Figure scripts:
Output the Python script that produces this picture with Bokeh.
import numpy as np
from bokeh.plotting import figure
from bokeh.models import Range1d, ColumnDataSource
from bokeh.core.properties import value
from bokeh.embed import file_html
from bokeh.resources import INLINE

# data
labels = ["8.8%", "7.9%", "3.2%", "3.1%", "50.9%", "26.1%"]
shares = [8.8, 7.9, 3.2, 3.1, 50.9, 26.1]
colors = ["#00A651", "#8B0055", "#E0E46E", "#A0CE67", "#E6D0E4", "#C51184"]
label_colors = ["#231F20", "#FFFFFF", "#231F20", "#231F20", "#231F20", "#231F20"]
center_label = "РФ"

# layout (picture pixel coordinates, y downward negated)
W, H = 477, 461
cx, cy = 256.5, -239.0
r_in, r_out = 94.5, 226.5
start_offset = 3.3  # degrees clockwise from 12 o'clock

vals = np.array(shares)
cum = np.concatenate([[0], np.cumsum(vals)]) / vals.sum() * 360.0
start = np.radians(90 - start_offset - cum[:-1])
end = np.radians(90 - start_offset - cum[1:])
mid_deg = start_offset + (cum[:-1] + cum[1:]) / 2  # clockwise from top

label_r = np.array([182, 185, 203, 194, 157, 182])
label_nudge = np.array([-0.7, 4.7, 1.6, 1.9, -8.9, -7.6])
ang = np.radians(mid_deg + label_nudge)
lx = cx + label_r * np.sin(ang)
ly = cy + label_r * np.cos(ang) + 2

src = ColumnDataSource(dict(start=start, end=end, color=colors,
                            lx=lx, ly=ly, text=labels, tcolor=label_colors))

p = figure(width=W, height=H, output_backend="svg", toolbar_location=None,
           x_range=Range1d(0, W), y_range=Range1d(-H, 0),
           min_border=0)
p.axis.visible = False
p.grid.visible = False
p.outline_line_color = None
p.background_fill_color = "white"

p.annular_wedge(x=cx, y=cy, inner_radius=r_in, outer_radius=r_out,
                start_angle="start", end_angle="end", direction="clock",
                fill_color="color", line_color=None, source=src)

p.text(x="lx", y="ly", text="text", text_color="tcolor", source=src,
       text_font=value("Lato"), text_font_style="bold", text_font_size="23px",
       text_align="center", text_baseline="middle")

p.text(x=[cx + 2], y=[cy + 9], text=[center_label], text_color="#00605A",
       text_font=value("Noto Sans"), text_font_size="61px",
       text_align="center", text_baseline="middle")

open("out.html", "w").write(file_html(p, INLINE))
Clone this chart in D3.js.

» Written exercise
Write down every line of the data above that includes the string "this".

» Exercise output
Output the Python script that produces this picture with Bokeh.
Clone this chart in D3.js.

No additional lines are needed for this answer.